# Dataset section start

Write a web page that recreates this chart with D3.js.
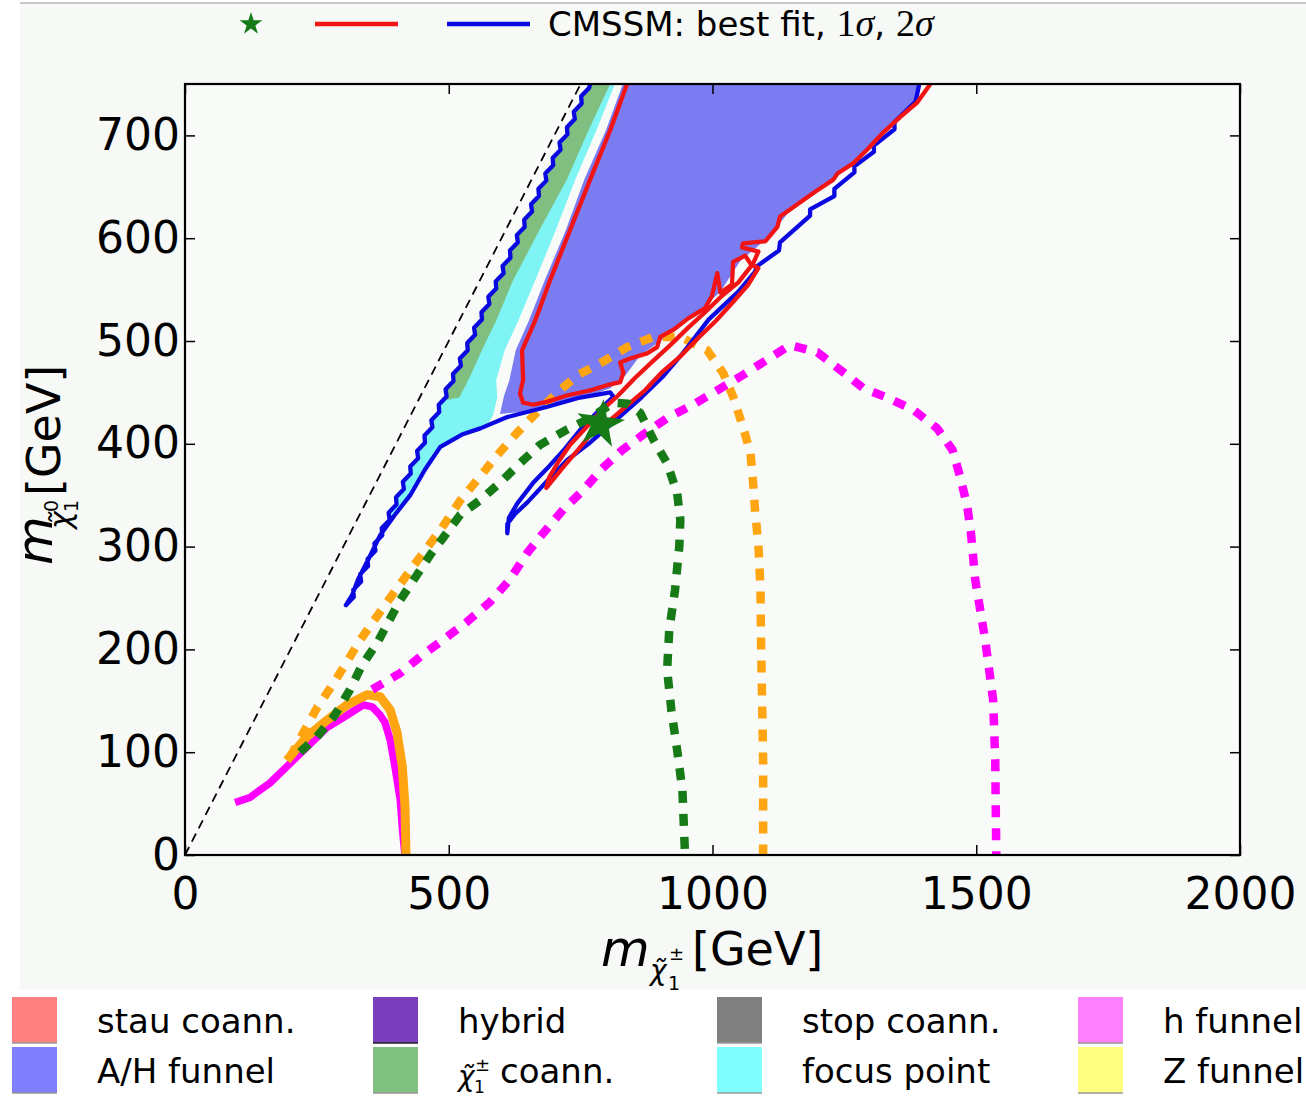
<!DOCTYPE html>
<html>
<head>
<meta charset="utf-8">
<script src="https://cdn.jsdelivr.net/npm/d3@7"></script>
<style>
  body { margin: 0; background: #fff; }
  text { font-family: "DejaVu Sans", sans-serif; }
</style>
</head>
<body>
<div id="chart"></div>
<script>
// ---- data (GeV) ----
const xTicks = [0, 500, 1000, 1500, 2000];
const yTicks = [0, 100, 200, 300, 400, 500, 600, 700];

const diagonal = [[0, 0], [750, 750]];   // m_chi0 = m_chi+-

// 2 sigma contour (blue), pieces in drawing order
const blueRight = [[1392,750],[1385,733],[1345,713],[1345,706],[1306,690],[1306,684],[1269,670],[1269,664],
  [1231,648],[1231,641],[1185,628],[1185,622],[1128,596],[1126,588],[1085,573],[1080,567],[1049,548],
  [993,521],[945,489],[905,465],[865,445],[828,428],[792,412],[765,400],[724,384],[687,364],[649,343],
  [626,332],[611,322],[611,313]];
const blueSliverUp = [[614,328],[630,342],[660,362],[690,378],[720,395],[750,414],[780,430],[812,446]];
const blueInner = [[806,450],[749,445],[687,436],[611,426],[560,415],[525,409],[484,397],[455,375],
  [427,350],[398,331],[370,311],[347,287],[328,268],[317,253]];
const blueOuter = [[305,243],[320,251],[319,258],[334,266],[332,273],[347,281],[346,288],[361,296],
  [359,303],[374,311],[373,318],[388,326],[386,333],[401,341],[400,348],[415,356],[413,363],[428,371],
  [427,378],[442,386],[440,393],[455,401],[454,408],[469,416],[467,423],[482,431],[481,438],[496,446],
  [494,453],[509,461],[508,468],[523,476],[521,483],[536,491],[535,498],[550,506],[548,513],[563,521],
  [562,528],[577,536],[575,543],[590,551],[589,558],[604,566],[602,573],[617,581],[616,588],[631,596],
  [629,603],[644,611],[643,618],[658,626],[656,633],[671,641],[670,648],[685,656],[683,663],[698,671],
  [697,678],[712,686],[710,693],[725,701],[724,708],[739,716],[737,723],[752,731],[751,738],[766,746],
  [768,750]];

// 1 sigma contours (red)
const redMain = [[838,750],[806,705],[768,657],[730,608],[692,559],[664,520],[639,491],[641,462],
  [635,449],[641,440],[660,438],[687,441],[724,447],[768,452],[800,457],[825,460],[831,469],[825,479],
  [844,483],[876,488],[895,494],[901,504],[926,511],[954,522],[986,532],[999,544],[1009,566],[1015,547],
  [1037,555],[1039,577],[1062,583],[1075,573],[1087,587],[1056,591],[1058,595],[1100,597],[1123,611],
  [1128,621],[1153,630],[1191,644],[1229,657],[1237,663],[1267,673],[1293,686],[1324,703],[1356,718],
  [1388,732],[1413,750]];
const redSliver = [[685,357],[715,376],[745,394],[772,411],[806,423],[840,438],[872,452],[905,470],
  [939,485],[973,503],[1007,520],[1039,538],[1068,555],[1087,571],[1075,574],[1049,557],[1018,544],
  [986,528],[954,513],[920,496],[886,480],[853,464],[821,447],[787,431],[759,415],[730,399],[706,381],
  [690,367]];

// filled regions (cut by the 2 sigma contour)
const ahFunnel = [[825,750],[1410,750],[1366,723],[1328,705],[1290,686],[1242,665],[1195,643],[1147,627],
  [1110,603],[1081,590],[1053,578],[1015,548],[977,530],[939,515],[901,500],[863,486],[834,466],[806,454],
  [768,447],[711,441],[673,436],[635,431],[597,429],[605,447],[615,462],[627,491],[652,520],[682,559],
  [722,608],[757,657],[798,705],[830,750]];
const focusPoint = [[815,750],[780,705],[740,657],[703,608],[664,559],[632,520],[606,491],[590,462],
  [592,445],[584,428],[559,405],[500,360],[450,320],[400,285],[350,262],[325,256],[275,248],[673,750]];
const charginoCoann = [[806,750],[765,705],[724,657],[672,608],[622,559],[590,520],[562,490],[540,465],
  [520,445],[470,440],[700,750]];

// LHC curves
const magentaSolid = [[95,51],[123,56],[161,70],[193,86],[231,105],[269,124],[307,136],[338,146],[355,144],
  [370,136],[379,129],[389,112],[398,86],[408,54],[413,21],[417,0]];
const orangeSolid = [[193,92],[231,115],[269,131],[307,146],[345,156],[370,154],[389,141],[402,119],
  [412,86],[417,47],[419,0]];
const greenDashed = [[218,100],[250,115],[284,136],[313,161],[336,185],[364,206],[408,248],[465,292],
  [522,331],[559,345],[597,362],[635,381],[673,399],[721,413],[768,425],[812,440],[840,439],[863,430],
  [888,404],[914,381],[933,352],[939,326],[937,300],[929,258],[918,219],[914,180],[922,141],[933,102],
  [943,63],[946,24],[948,0]];
const orangeDashed = [[199,95],[250,143],[279,165],[307,188],[332,209],[379,243],[427,277],[484,316],
  [522,345],[559,368],[592,389],[630,411],[668,431],[706,450],[745,467],[793,480],[838,494],[888,504],
  [939,504],[990,491],[1020,469],[1039,446],[1058,416],[1072,391],[1077,362],[1081,333],[1087,302],
  [1091,258],[1092,209],[1094,151],[1096,92],[1096,0]];
const magentaDashed = [[355,161],[408,177],[451,195],[489,209],[535,227],[578,246],[616,268],[649,294],
  [679,313],[717,336],[755,355],[791,376],[829,394],[869,409],[914,425],[963,438],[1009,452],[1058,467],
  [1104,482],[1147,496],[1199,489],[1242,472],[1286,454],[1331,445],[1381,433],[1426,415],[1455,394],
  [1470,367],[1483,339],[1490,313],[1498,268],[1517,209],[1532,151],[1536,92],[1538,0]];

const bestFit = [787, 419];

const legendLabels = ["stau coann.", "hybrid", "stop coann.", "h funnel",
                      "A/H funnel", "chargino coann.", "focus point", "Z funnel"];
const legendColors = ["#ff8080", "#7b3fbd", "#808080", "#ff80ff",
                      "#8080ff", "#80c080", "#80ffff", "#ffff80"];

// ---- layout ----
const W = 1306, H = 1097;
const x = d3.scaleLinear().domain([0, 2000]).range([185, 1240]);
const y = d3.scaleLinear().domain([0, 750]).range([855, 84]);
const line = d3.line().x(d => x(d[0])).y(d => y(d[1]));

const svg = d3.select("#chart").append("svg")
    .attr("width", W).attr("height", H);

// figure background
svg.append("rect").attr("x", 20).attr("y", 4).attr("width", W - 20).attr("height", 986)
    .attr("fill", "#f6f9f6");
svg.append("line").attr("x1", 20).attr("x2", W).attr("y1", 3).attr("y2", 3)
    .attr("stroke", "#c8c8c8").attr("stroke-width", 2);
svg.append("rect").attr("x", x(0)).attr("y", y(750))
    .attr("width", x(2000) - x(0)).attr("height", y(0) - y(750))
    .attr("fill", "#f9fbf9");

const defs = svg.append("defs");
defs.append("clipPath").attr("id", "plotclip").append("rect")
    .attr("x", x(0)).attr("y", y(750))
    .attr("width", x(2000) - x(0)).attr("height", y(0) - y(750));

const blueAll = blueRight.concat(blueSliverUp, blueInner, blueOuter);
defs.append("clipPath").attr("id", "blueclip").append("path")
    .attr("d", line(blueAll) + "Z");

const plot = svg.append("g").attr("clip-path", "url(#plotclip)");

// regions, cut to the 2 sigma area
const fills = plot.append("g").attr("clip-path", "url(#blueclip)");
fills.append("path").attr("d", line(ahFunnel) + "Z").attr("fill", "#7c7cf2");
fills.append("path").attr("d", line(focusPoint) + "Z").attr("fill", "#7ef4f4");
fills.append("path").attr("d", line(charginoCoann) + "Z").attr("fill", "#80bf80");

// diagonal
plot.append("path").attr("d", line(diagonal))
    .attr("fill", "none").attr("stroke", "#000").attr("stroke-width", 1.8)
    .attr("stroke-dasharray", "9,6");

// LHC reach curves
const curve = (data, color, width, dash) => plot.append("path")
    .attr("d", line(data)).attr("fill", "none")
    .attr("stroke", color).attr("stroke-width", width)
    .attr("stroke-linejoin", "round")
    .attr("stroke-dasharray", dash || null);

curve(magentaSolid, "#ff00ff", 7.5);
curve(orangeSolid, "#ffa511", 9);
curve(magentaDashed, "#ff00ff", 8.5, "12,11");
curve(orangeDashed, "#ffa511", 8.5, "12,11");

// contours
const contourW = 4.3;
plot.append("path").attr("d", line(blueAll))
    .attr("fill", "none").attr("stroke", "#0a0ae0").attr("stroke-width", contourW)
    .attr("stroke-linejoin", "round");
plot.append("path").attr("d", line(redSliver) + "Z")
    .attr("fill", "none").attr("stroke", "#f01414").attr("stroke-width", contourW)
    .attr("stroke-linejoin", "round");
plot.append("path").attr("d", line(redMain))
    .attr("fill", "none").attr("stroke", "#f01414").attr("stroke-width", contourW)
    .attr("stroke-linejoin", "round");

curve(greenDashed, "#167a16", 8.5, "12,11");

// best fit point
plot.append("path")
    .attr("d", d3.symbol(d3.symbolStar).size(720)())
    .attr("transform", `translate(${x(bestFit[0])},${y(bestFit[1])}) rotate(8)`)
    .attr("fill", "#167a16");

// frame and ticks
const tickFont = "44px";
const gx = svg.append("g").attr("transform", `translate(0,${y(0)})`)
    .call(d3.axisBottom(x).tickValues(xTicks).tickFormat(d3.format("d"))
        .tickSizeInner(-10).tickSizeOuter(0).tickPadding(23));
const gy = svg.append("g").attr("transform", `translate(${x(0)},0)`)
    .call(d3.axisLeft(y).tickValues(yTicks).tickFormat(d3.format("d"))
        .tickSizeInner(-10).tickSizeOuter(0).tickPadding(5));
const gt = svg.append("g").attr("transform", `translate(0,${y(750)})`)
    .call(d3.axisTop(x).tickValues(xTicks).tickFormat("").tickSizeInner(-10).tickSizeOuter(0));
const gr = svg.append("g").attr("transform", `translate(${x(2000)},0)`)
    .call(d3.axisRight(y).tickValues(yTicks).tickFormat("").tickSizeInner(-10).tickSizeOuter(0));
[gx, gy, gt, gr].forEach(g => {
  g.select(".domain").remove();
  g.selectAll(".tick line").attr("stroke", "#000").attr("stroke-width", 1.5);
  g.selectAll("text").attr("font-size", tickFont).attr("fill", "#000")
      .attr("font-family", "DejaVu Sans");
});
svg.append("rect").attr("x", x(0)).attr("y", y(750))
    .attr("width", x(2000) - x(0)).attr("height", y(0) - y(750))
    .attr("fill", "none").attr("stroke", "#000").attr("stroke-width", 2.2);

// axis titles
const serif = "'Liberation Serif', 'DejaVu Serif', serif";
const xl = svg.append("g");
xl.append("text").attr("x", 601).attr("y", 966).attr("font-family", serif)
    .attr("font-style", "italic").attr("font-size", 50).text("m");
xl.append("text").attr("x", 650).attr("y", 980).attr("font-family", serif)
    .attr("font-style", "italic").attr("font-size", 28).text("χ\u0303");
xl.append("text").attr("x", 669).attr("y", 960).attr("font-size", 18).text("±");
xl.append("text").attr("x", 668).attr("y", 990).attr("font-family", serif).attr("font-size", 19).text("1");
xl.append("text").attr("x", 692).attr("y", 965).attr("font-size", 46).text("[GeV]");

const yl = svg.append("g").attr("transform", "translate(57,0) rotate(-90)");
yl.append("text").attr("x", -565).attr("y", -5).attr("font-family", serif)
    .attr("font-style", "italic").attr("font-size", 50).text("m");
yl.append("text").attr("x", -529).attr("y", 14).attr("font-family", serif)
    .attr("font-style", "italic").attr("font-size", 30).text("χ\u0303");
yl.append("text").attr("x", -512).attr("y", 1).attr("font-family", serif).attr("font-size", 19).text("0");
yl.append("text").attr("x", -512).attr("y", 21).attr("font-family", serif).attr("font-size", 19).text("1");
yl.append("text").attr("x", -496).attr("y", 3).attr("font-size", 46).text("[GeV]");

// top legend
svg.append("path").attr("d", d3.symbol(d3.symbolStar).size(160)())
    .attr("transform", "translate(251,24)").attr("fill", "#167a16");
svg.append("line").attr("x1", 315).attr("x2", 398).attr("y1", 24).attr("y2", 24)
    .attr("stroke", "#f01414").attr("stroke-width", 4.5);
svg.append("line").attr("x1", 447).attr("x2", 530).attr("y1", 24).attr("y2", 24)
    .attr("stroke", "#0a0ae0").attr("stroke-width", 4.5);
const lt = svg.append("text").attr("x", 548).attr("y", 36).attr("font-size", 34);
lt.append("tspan").text("CMSSM: best fit, ");
lt.append("tspan").attr("font-family", serif).attr("font-size", 38).text("1");
lt.append("tspan").attr("font-family", serif).attr("font-style", "italic").attr("font-size", 38).text("σ");
lt.append("tspan").text(", ");
lt.append("tspan").attr("font-family", serif).attr("font-size", 38).text("2");
lt.append("tspan").attr("font-family", serif).attr("font-style", "italic").attr("font-size", 38).text("σ");

// bottom legend
const patchX = [12, 373, 717, 1078];
const rowY = [997, 1047];
legendLabels.forEach((lab, i) => {
  const col = i % 4, row = Math.floor(i / 4);
  const px = patchX[col], py = rowY[row];
  svg.append("rect").attr("x", px).attr("y", py).attr("width", 45).attr("height", 46)
      .attr("fill", legendColors[i]);
  svg.append("line").attr("x1", px).attr("x2", px + 45).attr("y1", py + 46).attr("y2", py + 46)
      .attr("stroke", i === 1 ? "#222" : "#999").attr("stroke-width", 1.5);
  const tx = px + 85, ty = py + 36;
  if (lab === "chargino coann.") {
    svg.append("text").attr("x", tx).attr("y", ty + 3).attr("font-family", serif)
        .attr("font-style", "italic").attr("font-size", 28).text("χ\u0303");
    svg.append("text").attr("x", tx + 17).attr("y", ty - 12).attr("font-size", 18).text("±");
    svg.append("text").attr("x", tx + 16).attr("y", ty + 10).attr("font-family", serif)
        .attr("font-size", 17).text("1");
    svg.append("text").attr("x", tx + 42).attr("y", ty).attr("font-size", 34).text("coann.");
  } else {
    svg.append("text").attr("x", tx).attr("y", ty).attr("font-size", 34).text(lab);
  }
});
</script>
</body>
</html>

# Dataset section end

# Problem requirements:
Exactly as written, please give again the lines from the beginning of the listing through the line containing "const yTicks = [0, 100, 200, 300, 400, 500, 600, 700];", inclusive, without any pictures.

# Full output:
Write a web page that recreates this chart with D3.js.
<!DOCTYPE html>
<html>
<head>
<meta charset="utf-8">
<script src="https://cdn.jsdelivr.net/npm/d3@7"></script>
<style>
  body { margin: 0; background: #fff; }
  text { font-family: "DejaVu Sans", sans-serif; }
</style>
</head>
<body>
<div id="chart"></div>
<script>
// ---- data (GeV) ----
const xTicks = [0, 500, 1000, 1500, 2000];
const yTicks = [0, 100, 200, 300, 400, 500, 600, 700];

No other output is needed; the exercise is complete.